BA in English with Honors (Summa Cum Laude), University of Arkansas – Fayetteville, 2015
MA in English Literature, Purdue University, 2017
Late Medieval English Literature, Queer Theory, Visual Culture, Materiality, Medievalism, Textual and Editorial Criticism
My research attempts to further clarify this horizontal relationship between script, text, image, and material as necessarily co-constitutive and symbiotic sites of knowledge production and user interface. That is, I look toward omissions, duplications, and recursive elements in manuscript objects as essential features in understanding how artists themselves assisted in rendering the manuscript object both a work of visual-artistic and literary significance.

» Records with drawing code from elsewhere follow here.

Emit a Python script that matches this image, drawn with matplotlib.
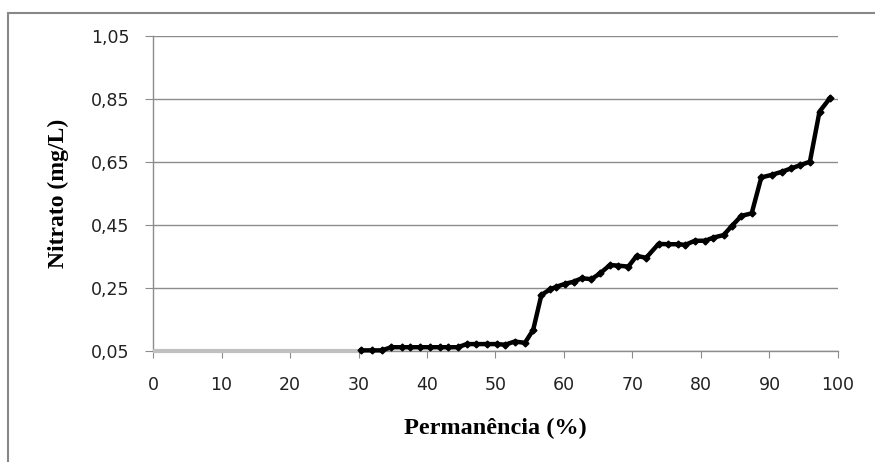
"""
Curva de permanencia - Nitrato
"""
import matplotlib.pyplot as plt
from matplotlib.patches import Rectangle

# Pontos abaixo do limite (cinza) e curva de permanencia (preto)
perm_low = [0.0, 30.4]
nitrato_low = [0.05, 0.05]

permanencia = [30.4, 31.9, 33.4, 34.8, 36.3, 37.5, 39.0, 40.4, 41.9, 43.1,
               44.5, 45.8, 47.2, 48.7, 50.2, 51.4, 52.8, 54.3, 55.5, 56.7,
               58.0, 58.9, 60.1, 61.4, 62.6, 64.0, 65.3, 66.7, 67.9, 69.4,
               70.6, 72.0, 73.8, 75.2, 76.7, 77.7, 79.1, 80.6, 81.8, 83.3,
               84.5, 85.9, 87.4, 88.8, 90.3, 91.8, 93.2, 94.5, 95.9, 97.3,
               98.8]
nitrato = [0.052, 0.052, 0.052, 0.062, 0.062, 0.062, 0.062, 0.062, 0.062, 0.062,
           0.062, 0.072, 0.072, 0.072, 0.072, 0.070, 0.080, 0.076, 0.117, 0.228,
           0.246, 0.254, 0.263, 0.270, 0.281, 0.278, 0.297, 0.323, 0.321, 0.318,
           0.352, 0.346, 0.390, 0.389, 0.389, 0.387, 0.400, 0.400, 0.410, 0.418,
           0.447, 0.479, 0.487, 0.601, 0.609, 0.619, 0.630, 0.640, 0.651, 0.810,
           0.852]

x_ticks = [0, 10, 20, 30, 40, 50, 60, 70, 80, 90, 100]
y_ticks = [0.05, 0.25, 0.45, 0.65, 0.85, 1.05]
y_labels = ['0,05', '0,25', '0,45', '0,65', '0,85', '1,05']

fig = plt.figure(figsize=(8.75, 4.62), dpi=100)
# moldura externa
fig.patches.append(Rectangle((8 / 875, -0.05), 1.1, 1 - 13 / 462 + 0.05,
                             transform=fig.transFigure, fill=False,
                             edgecolor='#888888', linewidth=1.5))

ax = fig.add_axes([153 / 875, 1 - 351 / 462, 685 / 875, 315 / 462])

ax.plot(perm_low, nitrato_low, color='#c0c0c0', linewidth=3, zorder=3,
        solid_capstyle='butt', clip_on=False)
ax.plot(permanencia, nitrato, color='black', linewidth=3.2, marker='D',
        markersize=3.5, zorder=4, clip_on=False)

ax.set_xlim(0, 100)
ax.set_ylim(0.05, 1.05)
ax.set_xticks(x_ticks)
ax.set_yticks(y_ticks)
ax.set_yticklabels(y_labels)
ax.yaxis.grid(True, color='#8c8c8c', linewidth=1)
ax.set_axisbelow(True)

for side in ['top', 'right']:
    ax.spines[side].set_visible(False)
for side in ['left', 'bottom']:
    ax.spines[side].set_color('#8c8c8c')
    ax.spines[side].set_linewidth(1)

ax.tick_params(axis='y', length=6, color='#8c8c8c', pad=11,
               labelsize=12.5, labelcolor='#222222')
ax.tick_params(axis='x', length=5, color='#8c8c8c', pad=13,
               labelsize=12.5, labelcolor='#222222')

ax.set_xlabel('Permanência (%)', fontsize=17.5, fontweight='bold',
              family='Liberation Serif', labelpad=17)
ax.set_ylabel('Nitrato (mg/L)', fontsize=17, fontweight='bold',
              family='Liberation Serif', labelpad=16)

plt.savefig('out.png', dpi=100)
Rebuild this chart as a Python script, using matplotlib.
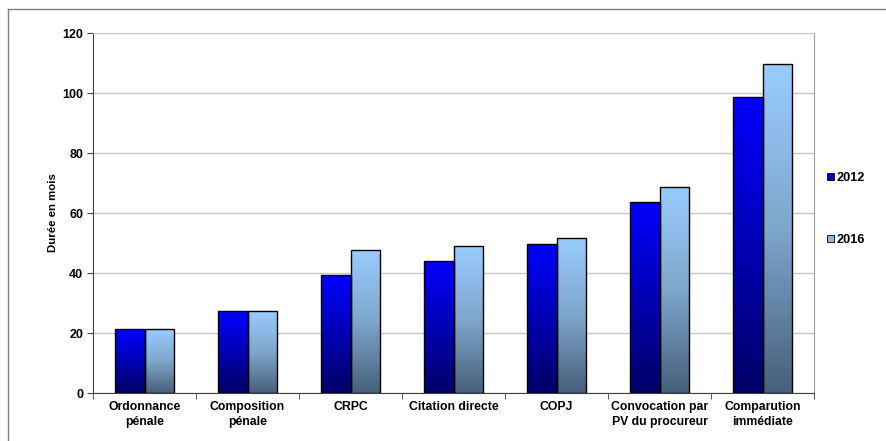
import numpy as np
import matplotlib
matplotlib.use("Agg")
from matplotlib import pyplot as plt
from matplotlib.patches import Patch
from matplotlib.colors import LinearSegmentedColormap
from matplotlib.lines import Line2D

plt.rcParams['font.family'] = ['Liberation Sans', 'DejaVu Sans']
plt.rcParams['font.weight'] = 'bold'

categories = ['Ordonnance\npénale', 'Composition\npénale', 'CRPC', 'Citation directe',
              'COPJ', 'Convocation par\nPV du procureur', 'Comparution\nimmédiate']
years = ['2012', '2016']
v2012 = [21.2, 27.2, 39.2, 43.9, 49.8, 63.8, 98.7]
v2016 = [21.2, 27.5, 47.7, 48.9, 51.7, 68.7, 109.6]
yticks = [0, 20, 40, 60, 80, 100, 120]

# gradients: bottom colour -> top colour
cmaps = {
    '2012': LinearSegmentedColormap.from_list('c12', ['#000066', '#0000b4', '#0000ff']),
    '2016': LinearSegmentedColormap.from_list('c16', ['#45607a', '#7fa6cc', '#99ccff']),
}
legend_col = {'2012': '#0000cc', '2016': '#8ab8e6'}

fig = plt.figure(figsize=(8.86, 4.41), dpi=100)
ax = fig.add_axes([93/886, 1-393/441, (814-93)/886, (393-33)/441])

x = np.arange(len(categories))
w = 0.29
grad = np.linspace(0, 1, 256).reshape(-1, 1)
for k, (yr, vals) in enumerate(zip(years, [v2012, v2016])):
    bars = ax.bar(x + (k - 0.5) * w, vals, width=w, facecolor='none',
                  edgecolor='black', linewidth=1.0, zorder=3)
    for b in bars:
        x0, h = b.get_x(), b.get_height()
        im = ax.imshow(grad, cmap=cmaps[yr], origin='lower', aspect='auto',
                       extent=[x0, x0 + w, 0, h], zorder=2)
        im.set_clip_path(b)

ax.set_xlim(-0.5, len(categories) - 0.5)
ax.set_ylim(0, 120)
ax.set_yticks(yticks)
ax.yaxis.grid(True, color='#c8c8c8', linewidth=1.0)
ax.set_axisbelow(True)
ax.set_xticks(x)
ax.set_xticklabels(categories, fontsize=8.8, fontweight='bold', linespacing=1.3)
ax.set_xticks(np.arange(len(categories) + 1) - 0.5, minor=True)
ax.tick_params(axis='x', which='major', length=0, pad=6)
ax.tick_params(axis='x', which='minor', length=4, color='#404040')
ax.tick_params(axis='y', length=4, color='#404040', labelsize=9, pad=3)
for lbl in ax.get_yticklabels():
    lbl.set_fontweight('bold')
ax.spines['left'].set_color('#404040')
ax.spines['bottom'].set_color('#404040')
ax.spines['top'].set_color('#c8c8c8')
ax.spines['right'].set_color('#a0a0a0')
ax.set_ylabel('Durée en mois', fontsize=8.2, fontweight='bold', labelpad=3)

handles = [Patch(facecolor=legend_col[y], edgecolor='black', linewidth=0.6, label=y) for y in years]
fig.legend(handles=handles, loc='center left', bbox_to_anchor=(827/886, 1-209/441),
           frameon=False, fontsize=9.2, handlelength=0.55, handleheight=0.55,
           handletextpad=0.2, labelspacing=3.9, borderpad=0, borderaxespad=0)

# outer chart frame
fig.add_artist(Line2D([8/886, 8/886], [0, 1-9/441], color='#808080', lw=1))
fig.add_artist(Line2D([8/886, 1], [1-9/441, 1-9/441], color='#808080', lw=1))

fig.savefig('out.png', dpi=100)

My research explores this ekphrastic mode wherein objects ask premodern readers and contemporary viewers alike to consider how the book itself recursively draws attention to its own artistry and, thus, demands to be read as a singular whole wherein and wherein illuminations represent production processes while production processes facilitate illuminations. By focusing on the representation of the act of artistic creation in the late Middle Ages, my research seeks to outline a disciplinary trajectory which, beginning with the creation of the manuscripts themselves and into the nineteenth-, twentieth-, and twenty-first centuries, has increasingly romanticized, dissected, and abstracted medieval art objects such as the manuscript or print codex until they become unrecognizable as such.